Gibsons has become the first North American city to pass a municipal asset management policy that explicitly recognizes natural assets, or “eco-assets,” as an asset class, acknowledging that eco-assets are often superior to engineered ones. The Canadian coastal city’s new Eco-Asset Strategy will help the city save money, reduce risks, and maintain healthy ecosystems. The Gibsons Aquifer is a great example. At a cost of just $28,000 annually, the aquifer provides clean drinking water in perpetuity and reduces the risk of liabilities for new water purification and storage infrastructure. By comparison, an engineered treatment plant would cost hundreds of thousands of dollars.
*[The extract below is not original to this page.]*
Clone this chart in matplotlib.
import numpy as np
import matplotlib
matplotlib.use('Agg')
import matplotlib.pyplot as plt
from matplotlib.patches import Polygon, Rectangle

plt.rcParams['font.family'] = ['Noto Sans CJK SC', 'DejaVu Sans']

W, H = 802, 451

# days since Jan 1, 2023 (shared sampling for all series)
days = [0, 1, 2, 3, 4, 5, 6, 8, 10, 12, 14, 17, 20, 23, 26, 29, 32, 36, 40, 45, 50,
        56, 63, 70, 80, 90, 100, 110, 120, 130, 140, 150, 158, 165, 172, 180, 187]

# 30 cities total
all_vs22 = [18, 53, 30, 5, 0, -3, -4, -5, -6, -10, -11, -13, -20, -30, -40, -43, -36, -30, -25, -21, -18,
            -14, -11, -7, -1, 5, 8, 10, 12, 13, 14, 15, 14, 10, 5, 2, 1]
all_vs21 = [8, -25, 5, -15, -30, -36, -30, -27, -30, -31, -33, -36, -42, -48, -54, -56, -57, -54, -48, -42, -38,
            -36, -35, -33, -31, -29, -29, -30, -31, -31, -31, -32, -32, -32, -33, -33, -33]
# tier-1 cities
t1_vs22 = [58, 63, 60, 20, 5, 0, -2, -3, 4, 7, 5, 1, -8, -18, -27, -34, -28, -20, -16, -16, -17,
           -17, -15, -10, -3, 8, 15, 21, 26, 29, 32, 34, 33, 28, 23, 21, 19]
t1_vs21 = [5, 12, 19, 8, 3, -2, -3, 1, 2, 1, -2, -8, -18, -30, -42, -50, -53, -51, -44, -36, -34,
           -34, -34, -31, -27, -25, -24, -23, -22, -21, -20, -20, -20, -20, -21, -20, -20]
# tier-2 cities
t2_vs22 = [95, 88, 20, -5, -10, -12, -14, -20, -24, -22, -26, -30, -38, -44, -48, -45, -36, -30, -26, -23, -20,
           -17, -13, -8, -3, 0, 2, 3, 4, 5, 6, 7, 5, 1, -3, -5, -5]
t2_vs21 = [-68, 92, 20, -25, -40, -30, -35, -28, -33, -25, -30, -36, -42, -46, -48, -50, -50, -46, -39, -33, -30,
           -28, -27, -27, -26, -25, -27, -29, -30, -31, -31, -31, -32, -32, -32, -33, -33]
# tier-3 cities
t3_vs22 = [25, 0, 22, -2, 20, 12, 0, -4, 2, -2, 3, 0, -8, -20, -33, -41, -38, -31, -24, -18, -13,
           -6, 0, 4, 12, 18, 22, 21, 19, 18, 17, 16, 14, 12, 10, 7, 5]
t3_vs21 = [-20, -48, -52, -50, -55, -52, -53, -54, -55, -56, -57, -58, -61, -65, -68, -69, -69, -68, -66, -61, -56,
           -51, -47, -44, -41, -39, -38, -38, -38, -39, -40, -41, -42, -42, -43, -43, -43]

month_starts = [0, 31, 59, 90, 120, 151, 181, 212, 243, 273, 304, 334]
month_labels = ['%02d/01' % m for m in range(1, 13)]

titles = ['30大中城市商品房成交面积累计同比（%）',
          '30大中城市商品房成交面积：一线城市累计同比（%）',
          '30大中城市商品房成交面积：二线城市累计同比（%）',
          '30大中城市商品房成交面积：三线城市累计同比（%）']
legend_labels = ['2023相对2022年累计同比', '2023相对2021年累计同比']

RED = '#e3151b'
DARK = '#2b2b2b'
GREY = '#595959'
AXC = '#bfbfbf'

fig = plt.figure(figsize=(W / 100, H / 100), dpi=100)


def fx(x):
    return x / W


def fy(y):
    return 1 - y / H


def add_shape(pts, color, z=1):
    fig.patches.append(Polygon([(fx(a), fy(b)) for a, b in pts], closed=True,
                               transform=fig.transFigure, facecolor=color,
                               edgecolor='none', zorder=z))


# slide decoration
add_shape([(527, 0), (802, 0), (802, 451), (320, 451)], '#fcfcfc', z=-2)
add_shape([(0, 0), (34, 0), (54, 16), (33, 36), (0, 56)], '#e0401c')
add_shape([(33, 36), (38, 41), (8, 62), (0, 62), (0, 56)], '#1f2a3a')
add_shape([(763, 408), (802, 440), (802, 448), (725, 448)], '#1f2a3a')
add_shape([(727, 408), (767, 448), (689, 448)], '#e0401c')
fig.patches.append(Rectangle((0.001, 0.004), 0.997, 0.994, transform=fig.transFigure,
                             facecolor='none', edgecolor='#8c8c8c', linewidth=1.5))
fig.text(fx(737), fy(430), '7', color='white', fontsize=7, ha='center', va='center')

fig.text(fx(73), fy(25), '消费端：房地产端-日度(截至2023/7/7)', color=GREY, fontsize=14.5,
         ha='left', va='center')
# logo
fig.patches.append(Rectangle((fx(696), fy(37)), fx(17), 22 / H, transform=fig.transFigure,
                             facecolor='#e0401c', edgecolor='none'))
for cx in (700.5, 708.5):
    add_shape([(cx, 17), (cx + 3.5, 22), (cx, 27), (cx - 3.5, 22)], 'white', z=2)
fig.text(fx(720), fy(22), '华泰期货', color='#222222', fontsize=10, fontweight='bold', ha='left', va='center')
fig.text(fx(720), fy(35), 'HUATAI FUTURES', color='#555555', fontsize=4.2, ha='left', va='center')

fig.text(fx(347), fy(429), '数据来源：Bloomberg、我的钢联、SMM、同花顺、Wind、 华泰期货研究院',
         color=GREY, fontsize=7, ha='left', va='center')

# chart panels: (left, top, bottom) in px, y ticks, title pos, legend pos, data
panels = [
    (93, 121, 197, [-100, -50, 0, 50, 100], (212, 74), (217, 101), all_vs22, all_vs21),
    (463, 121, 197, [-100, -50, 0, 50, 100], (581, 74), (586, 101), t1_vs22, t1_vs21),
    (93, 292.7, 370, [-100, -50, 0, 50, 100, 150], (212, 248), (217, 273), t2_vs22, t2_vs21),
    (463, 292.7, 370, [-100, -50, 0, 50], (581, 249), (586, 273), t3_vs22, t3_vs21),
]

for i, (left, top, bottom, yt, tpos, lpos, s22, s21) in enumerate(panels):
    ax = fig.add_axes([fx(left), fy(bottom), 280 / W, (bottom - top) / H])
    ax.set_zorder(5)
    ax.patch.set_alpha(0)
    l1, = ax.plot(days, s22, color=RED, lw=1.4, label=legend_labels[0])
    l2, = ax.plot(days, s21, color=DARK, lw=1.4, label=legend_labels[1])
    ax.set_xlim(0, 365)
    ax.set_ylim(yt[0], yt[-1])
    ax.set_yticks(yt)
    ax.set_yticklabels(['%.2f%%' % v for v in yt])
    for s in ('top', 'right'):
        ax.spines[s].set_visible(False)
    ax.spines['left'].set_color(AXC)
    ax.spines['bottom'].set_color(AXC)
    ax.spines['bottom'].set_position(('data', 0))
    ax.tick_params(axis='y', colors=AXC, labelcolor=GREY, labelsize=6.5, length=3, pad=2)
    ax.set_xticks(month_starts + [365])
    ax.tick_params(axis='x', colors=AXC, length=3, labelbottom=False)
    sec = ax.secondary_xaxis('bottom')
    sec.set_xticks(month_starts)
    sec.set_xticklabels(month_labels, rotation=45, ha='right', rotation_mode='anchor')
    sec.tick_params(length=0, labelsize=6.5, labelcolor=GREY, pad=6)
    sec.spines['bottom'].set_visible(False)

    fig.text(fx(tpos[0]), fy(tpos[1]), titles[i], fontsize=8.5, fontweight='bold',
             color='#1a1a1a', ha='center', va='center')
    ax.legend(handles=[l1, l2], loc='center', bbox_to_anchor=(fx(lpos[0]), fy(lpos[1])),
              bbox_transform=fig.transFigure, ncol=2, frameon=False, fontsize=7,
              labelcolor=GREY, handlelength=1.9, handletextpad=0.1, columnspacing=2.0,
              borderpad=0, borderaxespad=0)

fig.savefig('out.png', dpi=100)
The city’s foreshore is another eco-asset, which – if properly managed – will protect the waterfront from storm surges and sea level rise at a significantly lower cost than the construction and operating costs of an engineered alternative. Other natural assets include soil and forest areas providing valuable stormwater management. By granting Gibsons’ eco-assets a financial value, a flow of ecosystem services supporting human health is enabled along with vital climate change adaptation.

73% of Gibsons’ inhabitants rely on water from the city’s aquifer

The challenge

With one-meter sea level rise projected by 2100, coupled with storm surges, the coastal city of Gibsons will require measures to protect its assets and livelihoods in the foreshore area. The city has therefore innovated municipal asset management, ensuring its resilience to future change in weather conditions.

Co-benefits

Economic Natural assets have a financial advantage over engineered assets in that they have lower operational costs, lower risks, no upfront or replacement costs, and no depreciation.

Environmental The increased habitat from preserved forests and foreshore increases biodiversity in Gibsons.

Health Abundant research demonstrates the positive mental and physical health impacts resulting from the presence of nature in urban areas.

About Gibsons

Gibsons is a coastal community of 4,200 located in southwestern British Columbia and is the main marine gateway to the Sunshine Coast. Gibsons is not accessible by road – vehicle access is by BC Ferries from Horseshoe Bay in West Vancouver, a 40-minute crossing. In October 2009, the town was declared the “Most Liveable Community in the World” (under 20,000 population) at the international Livcom Awards. Endorsed by the United Nations Environment Programme, the LivCom competition focuses on Best Practices for management of the local environment. In 2009 Gibsons also won an Energy & Climate Action Award for Community Planning and Development, awarded by the Community Energy Association. A major factor in this award was a new housing development, which will be heated by the first publicly owned geoexchange system in Canada.